With a $18,589 grant from the Alaska Community Foundation’s Alaska Native Social Justice Fund, the Alutiiq Museum is launching the Alutiiq Arts Advocacy project. This one-year effort will assist Native artists with marketing their work to encourage artistic practice and support economic development. Gallery Coordinator Marlise Lee will oversee the daily work of the project with assistance from the museum’s Cultural Arts Committee, a volunteer group that advises the museum on arts programming. Their work begins this month.
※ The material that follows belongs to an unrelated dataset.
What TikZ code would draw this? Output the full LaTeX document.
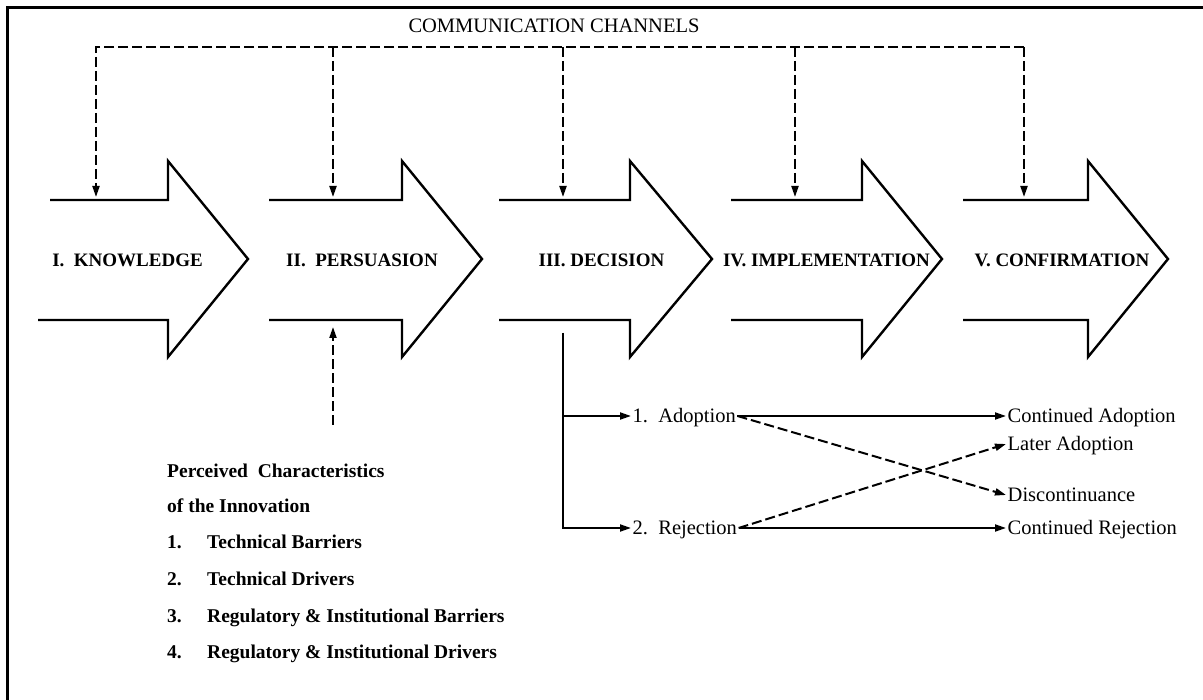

According to Alutiiq Museum Executive Director April Laktonen Counceller, “Many talented Native artists have limited access to information on marketing or the basic materials needed to promote and sell their work—information that can help them earn a meaningful wage. This project will take an individualized approach to developing marketing materials for artists. Some people need professional photographs of their work. Others want business cards or a basic website. Still others would like help developing an application to participate in a workshop, attend a class, or apply for an award.”
To assist, the museum is inviting Native artists to apply to participate in the project. All interested artists will also be invited to participate in training webinars and a new artist gallery on the museum’s website. Ten artists will be selected to receive assistance developing personalized marketing materials. For more information on the project, or to participate, please contact Marlise Lee.
In addition to assisting individual Native artists, the museum will make improvements to its store with new signage, enhanced product labels, and rack cards introducing artists represented in the store’s inventory. There will also be a media campaign about the value of purchasing authentic Native artwork.
The museum plans to expand the project in future years to include more artists. Counceller said, “This first year will help us learn more about how the museum can help the arts community. Ultimately, we would like this sort of support to be part of our regular services. When artists are successful at selling their work, they can focus on perpetuating and sharing traditions, which is the museum’s mission as well.”
The Alutiiq Museum is a non-profit organization dedicated to preserving and sharing the history and culture of the Alutiiq, an Alaska Native tribal people. Representatives of Kodiak Alutiiq organizations govern the museum with funding from charitable contributions, memberships, grants, contracts, and sales.